Greetings from Russia :)

Hello everybody!
My name is Galya and I come from Russia as you may see from the name of the topic. I found this forum accidentally when I was trying to find out the difference between phrases “I like it more” and “I like it better”. And here I saw a very good explanation of it, so I decided to stay here for a little longer. I see that it’s possible to record a voice message here and I just couldn’t resist it. :slight_smile:

As for me, I’m a student of International Business. I’m studying economy, English, German language and a lot of other subjects which are not really that necessary. I have been studying English since 9 years old and, fortunately, I had and still have good teachers. I am very grateful to them because now when I speak to somebody, people can easily understand me. Hopefully, it easy for you too. :wink:

I’ve registered here to improve my pronunciation. I know I have a Slavonic accent and I would like to get rid of it or at least to make it less evident.

Sorry if I took too much of your time and thank you for wasting it on me. :slight_smile:

Hello there,
Yes, you are right! Your accent is very obvious, I could tell you are from Russia or at least from a country like one from the Baltic States, Ukraine or Belarus.
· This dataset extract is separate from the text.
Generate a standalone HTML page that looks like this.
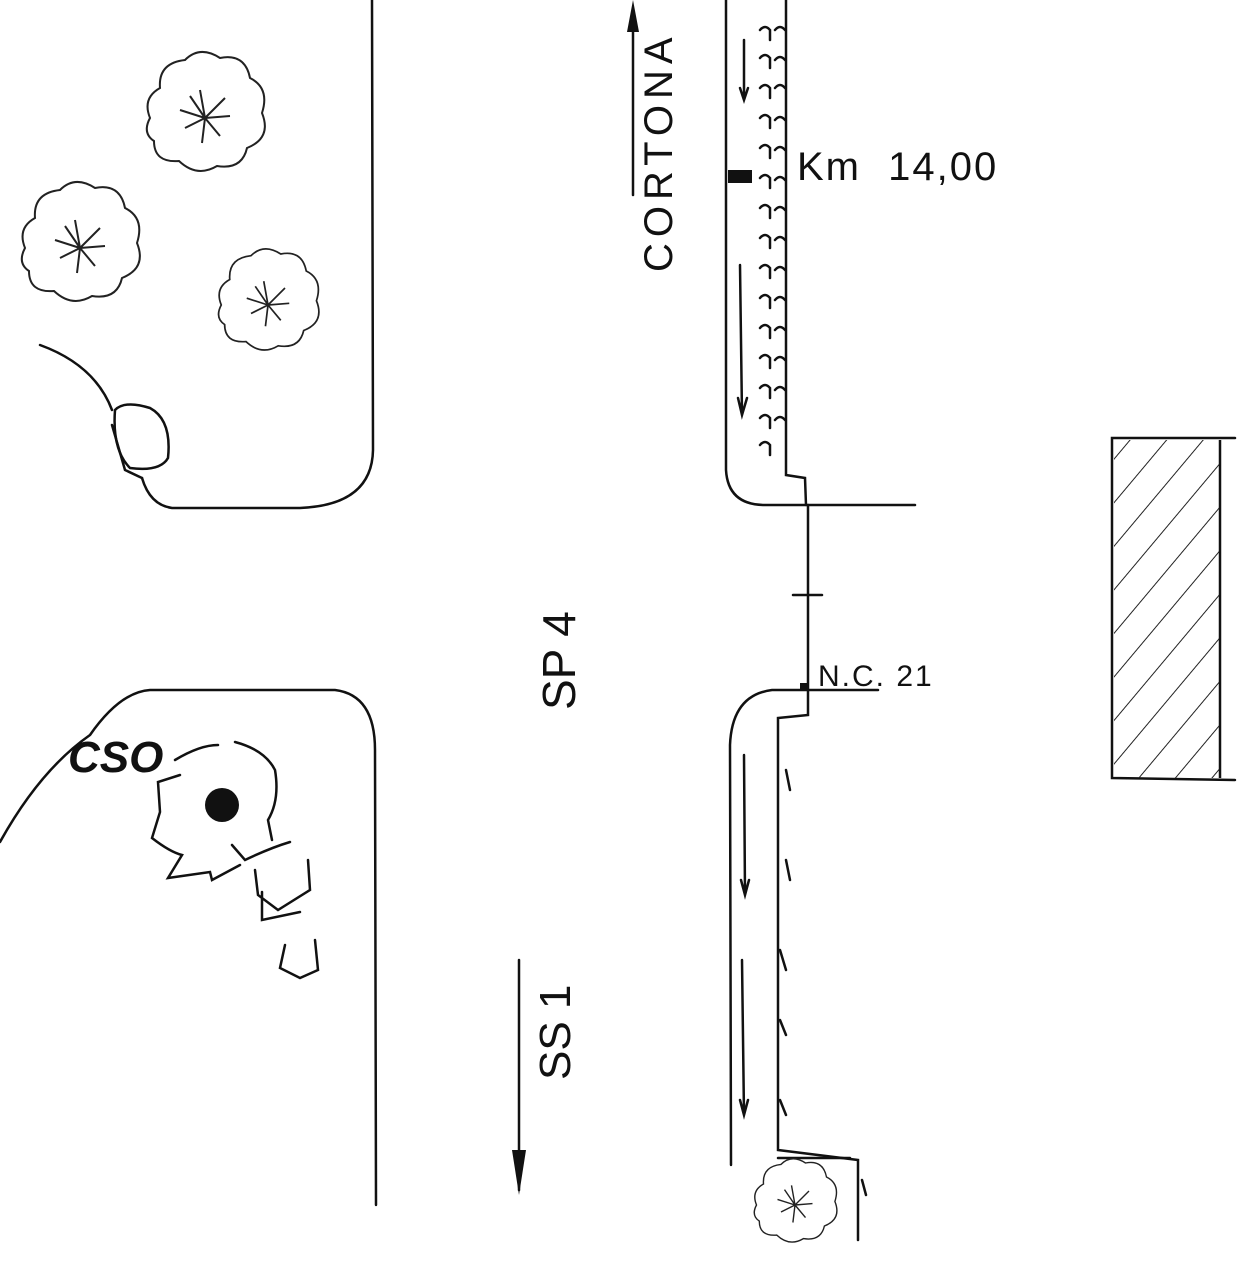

I am from Romania and my language permits me to easily gain any kind of English accent. I like the American one but I’ll be soon using the British one all day long. My advice to you is to take a long English word, put someone to pronounce it properly (or use an automated script) and then repeat it part by part. It’s the way I learned German and Russian at the basic levels without too much fuss and I bet it will work for your English as well!

Galya, as an American English native speaker, I think your accent is very subtle. Our neighbors are from Slovakia and although they have lived here for over 10 years, their accent is still stronger than yours. I do notice that many Russian speakers often leave out the a and the articles - I think I heard you do it at least twice in your recording. I agree with Jimmy to go with the British accent over the American one - I think it increases your apparent IQ by at least 10 or 15 points. :wink:

Thank you Jimmy and Luschen. I’m sorry if I’ve pronounced your screen names in a wrong way.
In most of Russian universities British English is taught. At least we think that we learn British English. In fact, the only appropriate name I can give to this variant of the great international language is “Russian English”. :slight_smile: What I really want to know is which of the sounds I pronounce in a wrong way. If there are no English sounds in my speech at all, don’t hesitate to tell me. :wink:
As for the articles left off, I think there might be something wrong with my microphone - when I played the voice message back I could clearly hear that it kept skipping parts one second long every 10 seconds or so. Though the most likely reason is that I indeed don’t pronounce the articles properly enough.

By the way, do you think it will be okay for me to read aloud some texts from my student’s book here?

I listened again to your introduction and I now listened to your reply here. I’m not a native speaker like Luschen to notice the smallest article lacking, but I did figure out an issue in your speaking, and that will be fluency! When you speak in English, you tend to do this in a jerky manner. You seem to be strained when you speak, this making your speech a little unnatural. Try and relax, feel like you’re speaking to a friend about something, try and concentrate more on what you say and less on how you say it!
Hopefully, you can be easily understood but there is still room for improvement!

Gayla, once again, I think you are doing a great job in your English pronunciation. As you can tell, I have a Southern American accent, so I may not be the best qualified to comment on your pronunciation. Some words that struck me as perhaps a little off were screen, know, off, phone, and skipping. Some words you pronounce more in an American English style, then the next word sounds more British. It is not irritating to listen to at all though. You sound a lot like a radio announcer - very authoritative. As we say here in Nashville, Tennessee, see y’all later!

Sorry, Galya, I mispronounced your name. Galya is very unusual in the US while Gayla is pretty common. My last name is pronounced Luschen, although many native speakers have trouble with it because it is German

Sorry, I beg to differ!
Having a good North American accent will make anybody sound very intelligent too.
And you as an American must know that there is a multitude of accents in the US (as well as in the UK, by the way) so there’s no “THE American accent”.

Hello again! I’m sorry that I’ve left you for so long, but I’ve been quite busy at the Uni and still I am. Thank you for your comments. I will mostly be visiting the “listening and speaking” section of this forum.
See you there and good luck everybody! :wink:

Hello everbody.

My name is Zahir Makan. I am a new comer to this forum. I am from United Kingdom. I know that everybody thinks that the poppulation of United Kindom does not need an invatation to this forum because they all think that they all are very good at speaking and writing English. But I am one them does not agree with this comment and fact. My English is realy poor and I need help from all of you. I would also like to make an freindship with you guys. Before you guys ask I that if I am a Muslim or not the answer is yes. I know that religon is nothing to do with this forum, but I respect all religons.

Thank you all

Helo Makan,

Welcome to the forums.

There are a number of members here who live in the UK or the USA but are not native English speakers. I don’t believe anyone thinks they should not have membership here. Good luck with learning better English!